If one has never heard of cost-sharing schemes before, this seems almost too good to be true. You might think there is a catch that wasn’t mentioned in the example that, in practice, would reduce the value firms get from adopting cost-sharing schemes. There is indeed an element left out of the preceding discussion — the “buy-in payment” but it will not dissuade firms from adopting cost-sharing agreements. In a typical relationship between a parent and a sub, where the parent is developing most of the intangibles used by both entities, it is unlikely that the parent will start developing intangibles only after entering into a cost-sharing agreement with the sub. Instead, the parent will have supplied intangibles to the sub — such as use of the parent’s brand name, marketing know-how, and production technology — throughout the sub’s existence. Those intangibles that the parent supplied to its sub prior to constructing a cost-sharing agreement are referred to as its pre-buy-in intangibles. In the typical situation where a parent has developed these pre-buy-in intangibles on behalf of the sub, in order to implement a cost-sharing agreement, the sub has to make a one-time payment to the parent — the buy-in payment — equal to the estimated market value to the sub of the pre-buy-in intangibles (calculated as of the date the cost-sharing agreement becomes effective). This buy-in payment is taxable income to the parent and is tax deductible to the sub.

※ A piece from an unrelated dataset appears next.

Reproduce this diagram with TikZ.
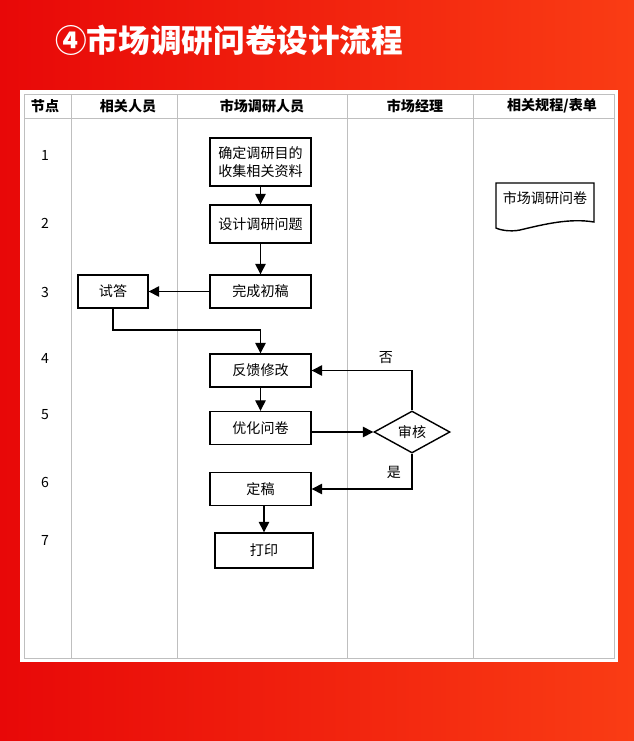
\documentclass[tikz,border=0pt]{standalone}
\usepackage{fontspec}
\setmainfont{Noto Sans CJK SC}
\usetikzlibrary{shapes.geometric,arrows.meta}
\definecolor{bgred}{RGB}{232,8,8}
\definecolor{bgorange}{RGB}{250,60,20}
\begin{document}
\begin{tikzpicture}[x=0.02cm, y=-0.02cm,
    font=\fontsize{8}{10}\selectfont,
    step box/.style={draw, thick, minimum width=2.02cm, minimum height=0.66cm, align=center, inner sep=1pt},
    flow/.style={-{Triangle[length=6pt,width=6pt]}, thick},
    lane/.style={draw=gray!50, line width=0.4pt}
]
    % --- background and panel ---
    \shade[left color=bgred, right color=bgorange] (0,0) rectangle (634,741);
    \useasboundingbox (0,0) rectangle (634,741);
    \node[text=white, font=\fontsize{18}{22}\selectfont\bfseries, anchor=west, inner sep=0pt] (title) at (55,40) {④市场调研问卷设计流程};
    \fill[white] (20,90) rectangle (618,662);
    \draw[lane] (24,94) rectangle (614,658);
    \draw[lane] (24,118) -- (614,118);
    \foreach \x in {71,177,347,473} \draw[lane] (\x,94) -- (\x,658);

    % --- header ---
    \begin{scope}[every node/.style={font=\fontsize{8}{10}\selectfont\bfseries}]
        \node at (45,106) {节点};
        \node at (128,106) {相关人员};
        \node at (262,106) {市场调研人员};
        \node at (415,106) {市场经理};
        \node at (552,106) {相关规程/表单};
    \end{scope}

    % --- step numbers ---
    \foreach \n/\y in {1/155,2/223,3/292,4/358,5/415,6/482,7/540}
        \node at (45,\y) {\n};

    % --- steps ---
    \node[step box, minimum height=0.96cm] (goal) at (260.5,162) {确定调研目的\\收集相关资料};
    \node[step box, minimum height=0.76cm] (design) at (260.5,224) {设计调研问题};
    \node[step box] (draft) at (260.5,291.5) {完成初稿};
    \node[step box, minimum width=1.4cm] (trial) at (113,291.5) {试答};
    \node[step box] (revise) at (260.5,370.5) {反馈修改};
    \node[step box] (optim) at (260.5,428) {优化问卷};
    \node[draw, thick, diamond, aspect=1.8, minimum width=1.52cm, minimum height=0.84cm, inner sep=0pt] (check) at (412,432) {审核};
    \node[step box] (final) at (260.5,489) {定稿};
    \node[step box, minimum width=1.96cm, minimum height=0.7cm] (print) at (264,550.5) {打印};
    \node (form) at (545,198) {市场调研问卷};
    \draw[thick] (496,183) -- (594,183) -- (594,222)
        .. controls (570,218) and (545,224) .. (520,230)
        .. controls (510,232) and (500,230) .. (496,228) -- cycle;

    % --- connectors ---
    \draw[flow] (goal) -- (design);
    \draw[flow] (design) -- (draft);
    \draw[flow] (draft) -- (trial);
    \draw[flow] (trial.south) |- (260.5,330) -- (revise.north);
    \draw[flow] (optim.east |- check.west) -- (check.west);
    \draw[flow] (check.north) |- (revise.east);
    \draw[flow] (check.south) |- (final.east);
    \draw[flow] (revise) -- (optim);
    \draw[flow] (final.south -| print.north) -- (print.north);
    \node (no) at (386,358) {否};
    \node (yes) at (394,472) {是};
\end{tikzpicture}
\end{document}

To account for the effects of the buy-in payment, let’s modify the preceding example by supposing that the parent and sub were both incorporated on January 1, 2007, so they had been together for one year before constructing the cost-sharing agreement. Suppose also that during 2007, the parent spent $400m developing intangibles, and that each of the parent’s and sub’s earnings attributable to these 2007 intangibles are $30m/year.3 With this additional detail, now when the parent and sub write a cost-sharing agreement on January 1, 2008, both entities will continue to share the costs of intangibles developed after January 1, 2008, but in addition the sub will be obliged to make a one-time payment to the parent for the present value of the pre-buy-in intangibles.4 Given the same data as before, that payment will be $300m, the present value ($30m/10%) to the sub of the pre-buy-in intangibles.

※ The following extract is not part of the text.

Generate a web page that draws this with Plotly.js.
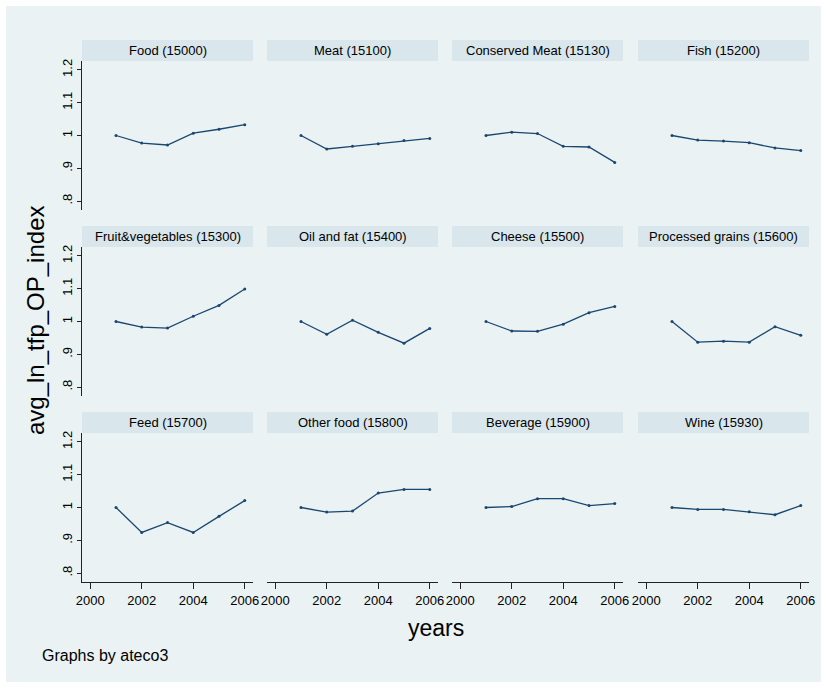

The critical point to note is that this required buy-in payment does nothing to reduce the desirability of the cost-sharing agreement. Without a cost-sharing agreement, the sub would be obliged to make an annual payment to the parent of $30m for the sub’s earnings generated by the parent’s pre-buy-in intangibles. Since the present value of these payments is $300m, which is the same amount as the buy-in payment, the total (present value of the) payments the sub makes related to these pre-buy-in intangibles is unaffected by whether or not the parent and sub entered into a cost-sharing agreement. Because it reduces the sub’s post-buy-in payments to the parent, notwithstanding the sub’s obligation to make the buy-in payment, the attractiveness of the cost-sharing agreement persists.

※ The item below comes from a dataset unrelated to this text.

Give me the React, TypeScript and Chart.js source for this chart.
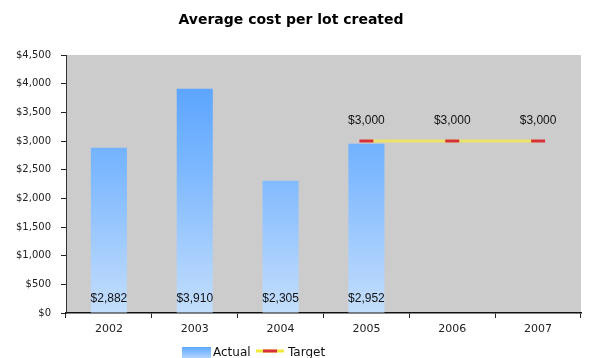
import React, { useEffect, useRef } from "react";
import { Chart, registerables } from "chart.js";

Chart.register(...registerables);

const title = "Average cost per lot created";
const categories = ["2002", "2003", "2004", "2005", "2006", "2007"];
const actualValues: (number | null)[] = [2882, 3910, 2305, 2952, null, null];
const targetValues: (number | null)[] = [null, null, null, 3000, 3000, 3000];
const yTicks = [0, 500, 1000, 1500, 2000, 2500, 3000, 3500, 4000, 4500];
const legendLabels = ["Actual", "Target"];

const money = (v: number) => "$" + v.toLocaleString("en-US");

export default function App() {
  const ref = useRef<HTMLCanvasElement | null>(null);
  useEffect(() => {
    document.body.style.margin = "0";
    const canvas = ref.current!;
    const bgPlugin = {
      id: "bg",
      beforeDraw(chart: any) {
        const { ctx, chartArea: a } = chart;
        ctx.save();
        ctx.fillStyle = "#cccccc";
        ctx.fillRect(a.left, a.top, a.right - a.left, a.bottom - a.top);
        ctx.restore();
      },
      afterDraw(chart: any) {
        const { ctx, chartArea: a } = chart;
        ctx.save();
        // title
        ctx.fillStyle = "#000";
        ctx.font = "bold 14px 'DejaVu Sans'";
        ctx.textAlign = "center";
        ctx.textBaseline = "middle";
        ctx.fillText(title, 291, 20);
        // data labels
        ctx.font = "12px 'Liberation Sans'";
        ctx.fillStyle = "#111";
        const m0 = chart.getDatasetMeta(0);
        m0.data.forEach((el: any, i: number) => {
          const v = actualValues[i];
          if (v == null) return;
          ctx.fillText(money(v), el.x, a.bottom - 14);
        });
        const m1 = chart.getDatasetMeta(1);
        m1.data.forEach((el: any, i: number) => {
          const v = targetValues[i];
          if (v == null) return;
          ctx.fillText(money(v), el.x, el.y - 20);
        });
        // legend
        const ly = 353;
        const g = ctx.createLinearGradient(0, ly - 6, 0, ly + 6);
        g.addColorStop(0, "#5ea8ff");
        g.addColorStop(1, "#b8d8ff");
        ctx.fillStyle = g;
        ctx.fillRect(182, ly - 6, 29, 12);
        ctx.fillStyle = "#111";
        ctx.font = "12px 'DejaVu Sans'";
        ctx.textAlign = "left";
        ctx.fillText(legendLabels[0], 213, ly);
        ctx.strokeStyle = "#f2ea3a";
        ctx.lineWidth = 3;
        ctx.beginPath();
        ctx.moveTo(256, ly - 2);
        ctx.lineTo(284, ly - 2);
        ctx.stroke();
        ctx.strokeStyle = "#d8303a";
        ctx.beginPath();
        ctx.moveTo(263, ly - 2);
        ctx.lineTo(277, ly - 2);
        ctx.stroke();
        ctx.fillStyle = "#111";
        ctx.fillText(legendLabels[1], 288, ly);
        ctx.restore();
      },
    };
    const chart = new Chart(canvas, {
      type: "bar",
      data: {
        labels: categories,
        datasets: [
          {
            type: "bar",
            label: legendLabels[0],
            data: actualValues,
            backgroundColor: (c: any) => {
              const a = c.chart.chartArea;
              if (!a) return "#7ab8ff";
              const g = c.chart.ctx.createLinearGradient(0, a.top, 0, a.bottom);
              g.addColorStop(0, "#4f9dff");
              g.addColorStop(0.45, "#7db8ff");
              g.addColorStop(1, "#c4defc");
              return g;
            },
            categoryPercentage: 0.84,
            barPercentage: 0.5,
            order: 2,
          },
          {
            type: "line",
            label: legendLabels[1],
            data: targetValues,
            borderColor: "#ebe36a",
            borderWidth: 3,
            pointStyle: "line",
            pointRadius: 7,
            pointBorderColor: "#d8303a",
            pointBorderWidth: 3,
            pointBackgroundColor: "#d8303a",
            order: 1,
          },
        ],
      },
      options: {
        animation: false,
        responsive: true,
        maintainAspectRatio: false,
        layout: { padding: { top: 55, right: 7, left: 0, bottom: 0 } },
        plugins: { legend: { display: false }, tooltip: { enabled: false }, title: { display: false } },
        scales: {
          x: {
            offset: true,
            grid: { display: true, drawOnChartArea: false, drawTicks: true, tickLength: 5, color: "#222", offset: true },
            border: { display: true, color: "#111", width: 1.5 },
            ticks: { color: "#222", font: { family: "DejaVu Sans", size: 11 }, padding: 5 },
            afterFit: (s: any) => { s.height = 45; },
          },
          y: {
            min: 0,
            max: 4500,
            afterBuildTicks: (s: any) => { s.ticks = yTicks.map((v) => ({ value: v })); },
            grid: { display: true, drawOnChartArea: false, drawTicks: true, tickLength: 5, color: "#222" },
            border: { display: true, color: "#333", width: 1 },
            ticks: { color: "#222", font: { family: "DejaVu Sans", size: 10 }, padding: 10, callback: (v: any) => money(Number(v)) },
            afterFit: (s: any) => { s.width = 66; },
          },
        },
      },
      plugins: [bgPlugin],
    } as any);
    return () => chart.destroy();
  }, []);
  return (
    <div style={{ position: "fixed", left: 0, top: 0, width: 591, height: 358, background: "#fff" }}>
      <canvas ref={ref} />
    </div>
  );
}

To sum up, cost-sharing agreements have the potential to significantly reduce a taxpayer’s tax liabilities. Are there any situations that reduce their desirability? If the returns to developing the intangibles are uncertain — and the market value of the intangibles turns out to be below their development costs — then entering into a cost-sharing agreement is undesirable. Cost-sharing agreements also could be unattractive if most of a company’s intangibles are developed by a subsidiary operating in a low tax jurisdiction. In that case, the U.S. parent would be required to make a payment to the sub for the parent’s share of the cost of intangibles developed by the sub. This is less desirable than using (typically higher) market-based transfer prices because — in this case — market-based transfer prices would have the advantage of shifting more of the taxpayer’s worldwide income to the sub’s lower tax jurisdiction than would a cost-sharing agreement.
Finally, it must be mentioned that cost-sharing agreements can result in additional disputes between a taxpayer and the IRS. In the illustrative example above, there is a clear delineation between the earnings the parent and sub generate from the pre-buy-in intangibles and the earnings the parent and sub generate from expenditures on intangibles after the cost-sharing agreement becomes effective. In practice, the earnings from these time-dated intangibles are often not easily distinguished. In that case, there are potentially difficult allocation issues involved in determining, for example, how much of the sub’s post-buy-in earnings are attributable to the parent’s pre-buy-in intangibles. This is somewhat ironic: based on conversations I have had with IRS personnel, one of the reasons the Treasury regulations were modified to include cost-sharing agreements was to eliminate disagreements between the IRS and taxpayers over what constitutes a reasonable assessment of the market value of royalty payments for transferred intangibles. Although cost-sharing agreements succeed in eliminating many disputes with the tax authority regarding intangibles developed after the agreements become effective, they also create new disputes over the size of the buy-in payments. And since (1) the buy-in payments are potentially very large — and are supposed to be based on the present value of all pre-buy-in intangibles, and (2) the buy-in payments force the taxpayer to address potentially contentious questions about what fraction of a sub’s post-buy-in profits are attributable to intangibles developed up to the buy-in date, cost-sharing agreements have replaced one source of disagreements over intangibles with another source of disagreement over intangibles.5
1 The Treasury regulations stipulate that costs must be shared in proportion to the pattern of future “benefits” each division is expected to receive from the intangibles, but there is some vagueness as to how “benefits” are to be determined.
2 It would be easy to modify the analysis when the intangibles only produce a finite stream of future earnings.
3 Again, to keep the computations simple, I will suppose that these payments are in perpetuity.
4 Actually, the IRS regulations allow the payment to be made as either a one-time payment, a sequence of installment payments, or a sequence of royalty payments.
5 Issues regarding how to allocate these profits between pre-buy-in and post-buy-in intangibles is discussed in “Valuation Issues Related to Cost-Sharing Buy-In Agreements,” a Kellogg working paper co-authored by the author.